- _STATED PROBLEM_: Here is the task for the listing below: output exactly the lines from the one containing "Write a LaTeX" through the one containing "(B) at (228,22.5)", and leave out the pictures.
──────── ENTRIES PROVIDED
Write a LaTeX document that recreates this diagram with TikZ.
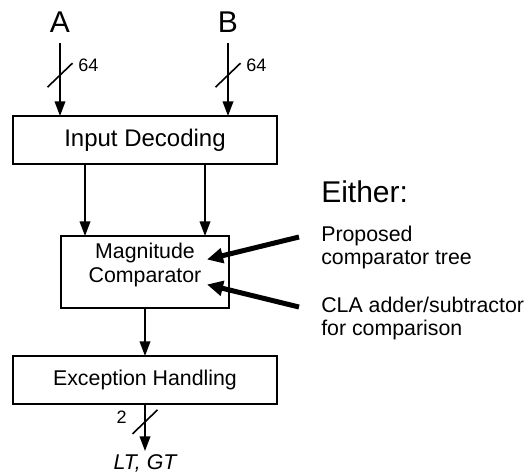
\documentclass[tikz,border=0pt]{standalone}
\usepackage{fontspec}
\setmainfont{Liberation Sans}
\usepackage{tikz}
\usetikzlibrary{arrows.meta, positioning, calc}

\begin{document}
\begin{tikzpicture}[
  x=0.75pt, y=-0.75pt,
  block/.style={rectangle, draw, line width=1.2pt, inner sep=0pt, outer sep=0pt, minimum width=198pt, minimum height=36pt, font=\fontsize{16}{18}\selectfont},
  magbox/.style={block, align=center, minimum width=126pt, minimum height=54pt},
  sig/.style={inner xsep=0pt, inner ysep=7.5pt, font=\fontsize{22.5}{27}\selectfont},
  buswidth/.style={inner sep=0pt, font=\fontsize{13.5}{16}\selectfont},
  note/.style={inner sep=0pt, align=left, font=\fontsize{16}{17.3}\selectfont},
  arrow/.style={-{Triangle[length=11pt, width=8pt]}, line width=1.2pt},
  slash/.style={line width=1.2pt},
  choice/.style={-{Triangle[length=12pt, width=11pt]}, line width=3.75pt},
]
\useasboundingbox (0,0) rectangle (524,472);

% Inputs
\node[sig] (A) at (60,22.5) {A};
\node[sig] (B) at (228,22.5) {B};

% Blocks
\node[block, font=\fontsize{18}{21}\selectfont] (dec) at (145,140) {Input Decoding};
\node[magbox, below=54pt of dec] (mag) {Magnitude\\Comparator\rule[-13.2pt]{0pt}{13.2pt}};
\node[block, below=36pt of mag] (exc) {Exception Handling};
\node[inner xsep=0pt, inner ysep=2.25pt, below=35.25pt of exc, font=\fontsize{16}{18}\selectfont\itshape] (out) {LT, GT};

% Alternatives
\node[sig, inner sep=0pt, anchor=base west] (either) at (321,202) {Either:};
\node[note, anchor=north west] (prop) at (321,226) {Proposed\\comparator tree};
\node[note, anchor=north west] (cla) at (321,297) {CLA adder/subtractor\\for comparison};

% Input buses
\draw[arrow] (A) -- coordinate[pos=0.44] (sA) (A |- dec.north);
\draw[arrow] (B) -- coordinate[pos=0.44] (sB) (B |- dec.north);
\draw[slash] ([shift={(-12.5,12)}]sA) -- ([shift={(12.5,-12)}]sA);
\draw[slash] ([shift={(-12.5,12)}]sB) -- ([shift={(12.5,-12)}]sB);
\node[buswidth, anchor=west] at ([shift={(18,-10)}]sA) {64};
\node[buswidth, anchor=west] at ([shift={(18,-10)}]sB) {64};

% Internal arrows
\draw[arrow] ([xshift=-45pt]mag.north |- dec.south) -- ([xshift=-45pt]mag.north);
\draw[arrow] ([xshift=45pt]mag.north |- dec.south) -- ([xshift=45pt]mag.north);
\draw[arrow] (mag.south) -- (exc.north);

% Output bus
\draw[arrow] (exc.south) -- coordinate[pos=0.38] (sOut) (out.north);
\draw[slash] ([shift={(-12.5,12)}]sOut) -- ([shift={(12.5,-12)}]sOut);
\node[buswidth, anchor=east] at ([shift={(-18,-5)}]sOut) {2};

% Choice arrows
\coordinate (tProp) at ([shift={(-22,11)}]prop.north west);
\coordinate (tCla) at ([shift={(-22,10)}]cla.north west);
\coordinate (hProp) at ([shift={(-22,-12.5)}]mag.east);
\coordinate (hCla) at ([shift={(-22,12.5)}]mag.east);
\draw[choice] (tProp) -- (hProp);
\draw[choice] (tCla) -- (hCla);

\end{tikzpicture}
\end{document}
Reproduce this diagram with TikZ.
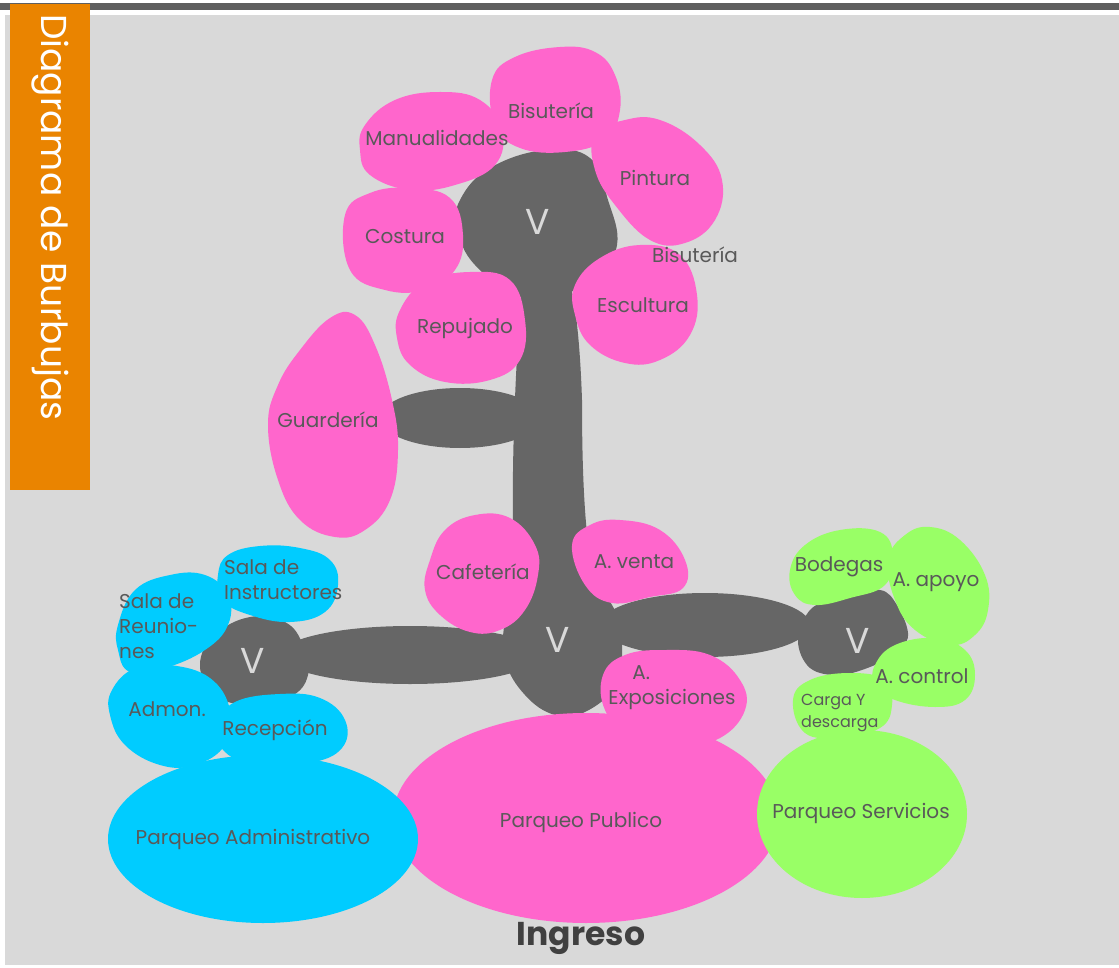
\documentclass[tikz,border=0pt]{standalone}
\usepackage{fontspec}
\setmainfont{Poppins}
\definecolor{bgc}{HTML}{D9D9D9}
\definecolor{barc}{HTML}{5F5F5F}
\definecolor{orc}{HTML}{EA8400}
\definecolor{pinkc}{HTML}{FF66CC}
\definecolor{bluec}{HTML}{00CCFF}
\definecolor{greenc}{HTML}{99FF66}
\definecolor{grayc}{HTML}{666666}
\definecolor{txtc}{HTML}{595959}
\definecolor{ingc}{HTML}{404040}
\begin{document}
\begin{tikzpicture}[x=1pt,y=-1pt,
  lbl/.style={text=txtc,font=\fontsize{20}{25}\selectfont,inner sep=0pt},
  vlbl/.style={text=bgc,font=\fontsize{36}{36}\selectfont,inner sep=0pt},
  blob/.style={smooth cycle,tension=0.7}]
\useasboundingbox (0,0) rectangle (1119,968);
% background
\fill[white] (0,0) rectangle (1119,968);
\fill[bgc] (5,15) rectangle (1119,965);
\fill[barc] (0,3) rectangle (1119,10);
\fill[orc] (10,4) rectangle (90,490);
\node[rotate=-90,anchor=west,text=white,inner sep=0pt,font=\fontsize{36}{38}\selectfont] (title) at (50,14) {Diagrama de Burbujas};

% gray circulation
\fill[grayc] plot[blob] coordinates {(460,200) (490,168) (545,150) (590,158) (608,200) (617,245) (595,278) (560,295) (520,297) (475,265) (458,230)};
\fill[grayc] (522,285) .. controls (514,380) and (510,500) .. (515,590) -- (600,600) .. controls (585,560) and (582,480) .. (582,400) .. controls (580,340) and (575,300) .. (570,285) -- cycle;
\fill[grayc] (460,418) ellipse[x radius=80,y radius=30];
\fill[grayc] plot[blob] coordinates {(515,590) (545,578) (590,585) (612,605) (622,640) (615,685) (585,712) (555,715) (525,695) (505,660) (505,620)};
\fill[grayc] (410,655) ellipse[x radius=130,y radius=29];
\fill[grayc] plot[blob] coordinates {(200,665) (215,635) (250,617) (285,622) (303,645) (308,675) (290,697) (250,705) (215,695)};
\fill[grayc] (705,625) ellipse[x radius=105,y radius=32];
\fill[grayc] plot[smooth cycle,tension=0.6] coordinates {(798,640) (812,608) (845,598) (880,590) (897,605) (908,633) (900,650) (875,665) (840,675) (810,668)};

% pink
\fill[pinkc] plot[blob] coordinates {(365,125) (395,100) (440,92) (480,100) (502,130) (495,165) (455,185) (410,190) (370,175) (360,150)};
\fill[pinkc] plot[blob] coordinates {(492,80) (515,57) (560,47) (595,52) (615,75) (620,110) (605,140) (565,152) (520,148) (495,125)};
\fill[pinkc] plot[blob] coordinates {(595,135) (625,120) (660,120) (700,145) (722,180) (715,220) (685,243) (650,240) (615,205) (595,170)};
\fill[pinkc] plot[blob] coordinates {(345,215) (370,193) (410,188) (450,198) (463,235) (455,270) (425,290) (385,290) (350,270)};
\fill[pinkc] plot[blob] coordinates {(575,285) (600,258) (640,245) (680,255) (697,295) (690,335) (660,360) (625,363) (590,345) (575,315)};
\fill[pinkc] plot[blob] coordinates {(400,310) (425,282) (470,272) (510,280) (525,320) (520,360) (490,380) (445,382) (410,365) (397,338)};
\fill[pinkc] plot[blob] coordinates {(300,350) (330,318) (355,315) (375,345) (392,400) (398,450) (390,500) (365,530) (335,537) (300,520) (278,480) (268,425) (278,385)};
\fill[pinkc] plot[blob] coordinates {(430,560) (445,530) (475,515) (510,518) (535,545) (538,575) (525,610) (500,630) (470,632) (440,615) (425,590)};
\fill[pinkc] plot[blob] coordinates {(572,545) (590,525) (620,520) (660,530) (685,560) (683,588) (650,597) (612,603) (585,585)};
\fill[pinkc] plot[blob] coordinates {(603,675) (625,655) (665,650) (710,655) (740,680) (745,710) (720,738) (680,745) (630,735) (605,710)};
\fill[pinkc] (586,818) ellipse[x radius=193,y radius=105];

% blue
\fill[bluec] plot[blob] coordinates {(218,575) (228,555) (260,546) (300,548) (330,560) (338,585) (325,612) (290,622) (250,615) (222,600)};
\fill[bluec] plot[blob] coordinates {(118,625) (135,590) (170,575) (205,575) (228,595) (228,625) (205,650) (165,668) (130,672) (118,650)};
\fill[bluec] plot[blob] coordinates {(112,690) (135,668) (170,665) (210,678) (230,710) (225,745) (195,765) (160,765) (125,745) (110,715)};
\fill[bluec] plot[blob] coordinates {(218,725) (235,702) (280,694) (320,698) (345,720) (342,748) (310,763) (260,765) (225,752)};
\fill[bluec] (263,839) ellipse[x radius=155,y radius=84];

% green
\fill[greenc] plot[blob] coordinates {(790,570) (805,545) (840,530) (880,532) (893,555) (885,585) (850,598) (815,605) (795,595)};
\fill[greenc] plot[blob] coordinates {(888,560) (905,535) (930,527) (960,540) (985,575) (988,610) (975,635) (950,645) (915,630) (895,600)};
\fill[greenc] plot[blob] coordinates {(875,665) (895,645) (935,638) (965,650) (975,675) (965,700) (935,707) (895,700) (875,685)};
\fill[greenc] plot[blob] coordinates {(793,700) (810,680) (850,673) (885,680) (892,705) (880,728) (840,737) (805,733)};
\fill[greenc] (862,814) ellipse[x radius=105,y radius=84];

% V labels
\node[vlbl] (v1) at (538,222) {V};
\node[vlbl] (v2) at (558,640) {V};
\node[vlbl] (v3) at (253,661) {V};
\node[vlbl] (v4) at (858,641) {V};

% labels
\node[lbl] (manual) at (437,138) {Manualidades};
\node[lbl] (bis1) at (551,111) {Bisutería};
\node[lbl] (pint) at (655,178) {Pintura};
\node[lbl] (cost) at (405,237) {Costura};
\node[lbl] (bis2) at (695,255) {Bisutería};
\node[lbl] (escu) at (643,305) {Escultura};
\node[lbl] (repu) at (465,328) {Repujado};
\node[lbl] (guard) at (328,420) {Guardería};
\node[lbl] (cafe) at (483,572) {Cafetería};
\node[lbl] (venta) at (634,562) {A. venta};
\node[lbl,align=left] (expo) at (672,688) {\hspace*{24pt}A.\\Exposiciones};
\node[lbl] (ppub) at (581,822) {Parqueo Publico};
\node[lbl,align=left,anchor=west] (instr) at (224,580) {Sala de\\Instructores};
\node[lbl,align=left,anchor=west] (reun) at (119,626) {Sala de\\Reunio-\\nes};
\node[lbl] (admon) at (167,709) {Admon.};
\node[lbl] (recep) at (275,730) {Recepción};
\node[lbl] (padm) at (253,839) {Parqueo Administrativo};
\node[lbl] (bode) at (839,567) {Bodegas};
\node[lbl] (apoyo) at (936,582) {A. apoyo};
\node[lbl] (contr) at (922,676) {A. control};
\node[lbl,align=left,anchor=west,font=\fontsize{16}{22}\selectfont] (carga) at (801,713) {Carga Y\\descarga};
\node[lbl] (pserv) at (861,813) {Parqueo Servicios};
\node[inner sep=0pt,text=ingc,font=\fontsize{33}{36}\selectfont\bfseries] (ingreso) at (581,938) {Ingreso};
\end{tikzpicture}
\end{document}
────────────────
──────── ENTRIES PROVIDED
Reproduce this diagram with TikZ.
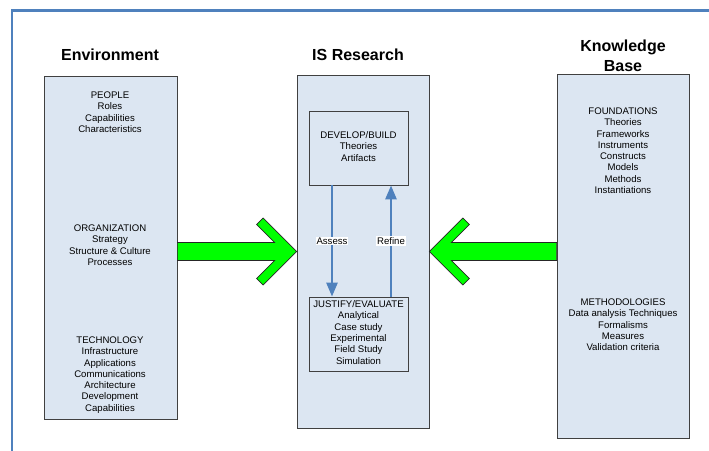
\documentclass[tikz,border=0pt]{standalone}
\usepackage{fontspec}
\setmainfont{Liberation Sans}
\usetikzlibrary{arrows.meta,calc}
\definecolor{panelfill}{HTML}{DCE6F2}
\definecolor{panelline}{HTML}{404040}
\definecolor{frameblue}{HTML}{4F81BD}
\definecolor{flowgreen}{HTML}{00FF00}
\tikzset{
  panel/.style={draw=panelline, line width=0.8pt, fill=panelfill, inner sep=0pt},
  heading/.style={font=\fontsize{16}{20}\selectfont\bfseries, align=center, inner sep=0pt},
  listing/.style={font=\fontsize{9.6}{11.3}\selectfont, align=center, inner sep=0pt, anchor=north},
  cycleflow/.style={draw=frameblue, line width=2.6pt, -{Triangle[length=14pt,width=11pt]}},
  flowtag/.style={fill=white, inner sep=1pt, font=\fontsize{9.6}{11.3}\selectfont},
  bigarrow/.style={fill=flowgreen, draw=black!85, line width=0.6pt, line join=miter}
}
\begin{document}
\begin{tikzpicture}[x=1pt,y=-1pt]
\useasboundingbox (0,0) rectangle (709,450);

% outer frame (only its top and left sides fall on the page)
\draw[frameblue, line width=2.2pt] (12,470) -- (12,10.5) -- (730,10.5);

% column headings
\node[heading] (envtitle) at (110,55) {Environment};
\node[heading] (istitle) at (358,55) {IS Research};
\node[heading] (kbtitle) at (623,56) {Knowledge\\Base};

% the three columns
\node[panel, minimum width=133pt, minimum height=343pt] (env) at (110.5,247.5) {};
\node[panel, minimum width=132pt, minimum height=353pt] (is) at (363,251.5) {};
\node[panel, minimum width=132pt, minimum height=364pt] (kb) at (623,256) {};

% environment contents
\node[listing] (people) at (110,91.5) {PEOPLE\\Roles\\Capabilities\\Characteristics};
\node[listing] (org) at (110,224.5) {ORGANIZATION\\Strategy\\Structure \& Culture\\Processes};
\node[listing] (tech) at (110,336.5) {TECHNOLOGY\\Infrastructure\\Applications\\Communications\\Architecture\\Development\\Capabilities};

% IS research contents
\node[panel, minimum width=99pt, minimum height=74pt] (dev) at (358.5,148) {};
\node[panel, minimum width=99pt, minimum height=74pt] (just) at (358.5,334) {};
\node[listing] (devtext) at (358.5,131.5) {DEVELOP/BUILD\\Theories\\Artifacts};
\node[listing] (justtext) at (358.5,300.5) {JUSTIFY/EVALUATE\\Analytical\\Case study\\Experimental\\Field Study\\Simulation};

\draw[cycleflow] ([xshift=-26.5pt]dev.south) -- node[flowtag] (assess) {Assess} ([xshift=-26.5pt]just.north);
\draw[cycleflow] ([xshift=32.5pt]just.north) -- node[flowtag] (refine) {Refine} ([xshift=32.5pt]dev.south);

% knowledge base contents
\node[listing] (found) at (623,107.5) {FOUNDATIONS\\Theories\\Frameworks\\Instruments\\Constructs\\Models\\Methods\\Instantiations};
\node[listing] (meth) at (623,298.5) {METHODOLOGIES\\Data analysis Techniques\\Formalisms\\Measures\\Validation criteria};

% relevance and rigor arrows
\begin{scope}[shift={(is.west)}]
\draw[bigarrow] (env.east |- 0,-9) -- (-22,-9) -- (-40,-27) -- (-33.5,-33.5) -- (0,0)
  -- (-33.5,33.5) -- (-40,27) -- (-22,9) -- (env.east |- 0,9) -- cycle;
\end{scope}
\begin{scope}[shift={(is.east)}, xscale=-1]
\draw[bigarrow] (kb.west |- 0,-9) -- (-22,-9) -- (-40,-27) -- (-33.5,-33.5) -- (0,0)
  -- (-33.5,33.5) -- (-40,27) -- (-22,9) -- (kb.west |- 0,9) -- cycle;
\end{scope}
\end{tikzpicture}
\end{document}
────────────────
──────── ENTRIES PROVIDED
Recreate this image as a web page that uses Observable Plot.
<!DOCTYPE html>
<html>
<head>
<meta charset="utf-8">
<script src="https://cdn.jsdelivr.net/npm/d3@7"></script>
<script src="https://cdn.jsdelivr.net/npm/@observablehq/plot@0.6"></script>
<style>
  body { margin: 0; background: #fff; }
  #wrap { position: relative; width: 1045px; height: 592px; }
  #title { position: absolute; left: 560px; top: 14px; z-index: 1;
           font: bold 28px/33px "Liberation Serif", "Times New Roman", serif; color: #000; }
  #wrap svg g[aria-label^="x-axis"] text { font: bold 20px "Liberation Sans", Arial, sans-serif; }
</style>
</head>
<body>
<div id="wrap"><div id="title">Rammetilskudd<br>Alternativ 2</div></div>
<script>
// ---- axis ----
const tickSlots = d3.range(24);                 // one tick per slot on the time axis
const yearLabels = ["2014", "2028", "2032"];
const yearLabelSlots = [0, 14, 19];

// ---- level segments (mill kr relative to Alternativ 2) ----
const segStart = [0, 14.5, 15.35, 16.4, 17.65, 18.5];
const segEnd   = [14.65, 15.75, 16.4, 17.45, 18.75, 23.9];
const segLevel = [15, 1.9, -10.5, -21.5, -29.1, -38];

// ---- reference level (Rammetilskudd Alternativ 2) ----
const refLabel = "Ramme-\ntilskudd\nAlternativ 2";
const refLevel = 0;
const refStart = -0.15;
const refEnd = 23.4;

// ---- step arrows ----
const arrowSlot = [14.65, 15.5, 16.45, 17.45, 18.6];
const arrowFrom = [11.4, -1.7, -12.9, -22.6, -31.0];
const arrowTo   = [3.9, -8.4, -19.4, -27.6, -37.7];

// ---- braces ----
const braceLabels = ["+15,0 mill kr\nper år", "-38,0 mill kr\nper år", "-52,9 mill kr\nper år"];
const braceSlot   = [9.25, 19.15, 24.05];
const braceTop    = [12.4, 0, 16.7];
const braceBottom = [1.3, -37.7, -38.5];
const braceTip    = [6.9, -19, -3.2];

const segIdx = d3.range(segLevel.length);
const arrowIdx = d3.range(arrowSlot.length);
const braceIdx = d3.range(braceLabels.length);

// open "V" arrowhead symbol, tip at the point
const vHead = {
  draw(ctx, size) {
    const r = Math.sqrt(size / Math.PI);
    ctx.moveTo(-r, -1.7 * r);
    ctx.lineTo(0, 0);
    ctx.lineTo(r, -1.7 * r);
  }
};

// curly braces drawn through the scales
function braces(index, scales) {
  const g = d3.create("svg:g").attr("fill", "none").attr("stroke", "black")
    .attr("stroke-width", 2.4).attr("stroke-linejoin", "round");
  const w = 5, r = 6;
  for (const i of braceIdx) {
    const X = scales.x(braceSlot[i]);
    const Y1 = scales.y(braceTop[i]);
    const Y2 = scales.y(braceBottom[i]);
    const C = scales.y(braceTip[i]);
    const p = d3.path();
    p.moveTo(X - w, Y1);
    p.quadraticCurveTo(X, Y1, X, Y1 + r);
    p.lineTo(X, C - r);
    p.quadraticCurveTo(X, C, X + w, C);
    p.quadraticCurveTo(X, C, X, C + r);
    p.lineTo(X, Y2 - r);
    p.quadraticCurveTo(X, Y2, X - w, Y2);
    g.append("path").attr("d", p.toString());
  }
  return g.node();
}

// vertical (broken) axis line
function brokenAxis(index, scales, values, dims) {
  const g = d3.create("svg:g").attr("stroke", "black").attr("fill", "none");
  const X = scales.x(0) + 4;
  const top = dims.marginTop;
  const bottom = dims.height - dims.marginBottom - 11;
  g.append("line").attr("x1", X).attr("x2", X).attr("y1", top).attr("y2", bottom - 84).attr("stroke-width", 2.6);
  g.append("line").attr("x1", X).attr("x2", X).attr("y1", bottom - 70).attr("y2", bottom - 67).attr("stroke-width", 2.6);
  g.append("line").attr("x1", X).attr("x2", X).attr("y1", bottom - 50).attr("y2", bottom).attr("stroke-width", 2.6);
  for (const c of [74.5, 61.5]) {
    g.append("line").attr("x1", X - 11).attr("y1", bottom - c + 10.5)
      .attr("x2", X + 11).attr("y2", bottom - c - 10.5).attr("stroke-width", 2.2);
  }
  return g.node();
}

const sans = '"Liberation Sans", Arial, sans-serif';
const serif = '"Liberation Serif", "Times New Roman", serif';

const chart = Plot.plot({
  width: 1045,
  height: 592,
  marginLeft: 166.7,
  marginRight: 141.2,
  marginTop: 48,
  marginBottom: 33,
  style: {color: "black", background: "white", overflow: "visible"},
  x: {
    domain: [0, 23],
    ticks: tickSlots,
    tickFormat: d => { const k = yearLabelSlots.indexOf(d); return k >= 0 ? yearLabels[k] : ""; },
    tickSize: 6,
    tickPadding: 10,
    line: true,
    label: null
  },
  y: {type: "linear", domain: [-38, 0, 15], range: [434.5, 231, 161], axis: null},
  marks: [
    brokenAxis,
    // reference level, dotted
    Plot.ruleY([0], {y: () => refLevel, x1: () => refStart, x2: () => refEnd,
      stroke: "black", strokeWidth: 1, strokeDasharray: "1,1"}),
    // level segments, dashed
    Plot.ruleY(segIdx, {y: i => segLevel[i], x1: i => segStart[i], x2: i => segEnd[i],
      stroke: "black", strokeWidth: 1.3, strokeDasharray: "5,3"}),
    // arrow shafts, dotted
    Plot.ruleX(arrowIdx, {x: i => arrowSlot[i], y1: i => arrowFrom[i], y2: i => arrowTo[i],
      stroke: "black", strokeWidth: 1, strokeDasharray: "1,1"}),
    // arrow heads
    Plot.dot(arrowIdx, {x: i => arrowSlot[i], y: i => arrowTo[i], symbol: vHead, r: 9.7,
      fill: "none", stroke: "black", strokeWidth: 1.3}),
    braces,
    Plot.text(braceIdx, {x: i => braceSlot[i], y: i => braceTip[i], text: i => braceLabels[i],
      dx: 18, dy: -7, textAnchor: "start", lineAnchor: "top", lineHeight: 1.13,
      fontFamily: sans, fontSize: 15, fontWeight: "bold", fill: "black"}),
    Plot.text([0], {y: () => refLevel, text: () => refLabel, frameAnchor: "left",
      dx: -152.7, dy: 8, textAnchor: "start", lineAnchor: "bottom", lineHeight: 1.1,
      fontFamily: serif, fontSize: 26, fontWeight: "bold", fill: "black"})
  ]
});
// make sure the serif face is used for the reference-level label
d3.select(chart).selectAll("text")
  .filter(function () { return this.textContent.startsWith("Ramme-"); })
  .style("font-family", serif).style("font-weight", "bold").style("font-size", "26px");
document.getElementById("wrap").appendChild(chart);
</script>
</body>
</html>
────────────────
- _ANSWER BELOW_:
Write a LaTeX document that recreates this diagram with TikZ.
\documentclass[tikz,border=0pt]{standalone}
\usepackage{fontspec}
\setmainfont{Liberation Sans}
\usepackage{tikz}
\usetikzlibrary{arrows.meta, positioning, calc}

\begin{document}
\begin{tikzpicture}[
  x=0.75pt, y=-0.75pt,
  block/.style={rectangle, draw, line width=1.2pt, inner sep=0pt, outer sep=0pt, minimum width=198pt, minimum height=36pt, font=\fontsize{16}{18}\selectfont},
  magbox/.style={block, align=center, minimum width=126pt, minimum height=54pt},
  sig/.style={inner xsep=0pt, inner ysep=7.5pt, font=\fontsize{22.5}{27}\selectfont},
  buswidth/.style={inner sep=0pt, font=\fontsize{13.5}{16}\selectfont},
  note/.style={inner sep=0pt, align=left, font=\fontsize{16}{17.3}\selectfont},
  arrow/.style={-{Triangle[length=11pt, width=8pt]}, line width=1.2pt},
  slash/.style={line width=1.2pt},
  choice/.style={-{Triangle[length=12pt, width=11pt]}, line width=3.75pt},
]
\useasboundingbox (0,0) rectangle (524,472);

% Inputs
\node[sig] (A) at (60,22.5) {A};
\node[sig] (B) at (228,22.5) {B};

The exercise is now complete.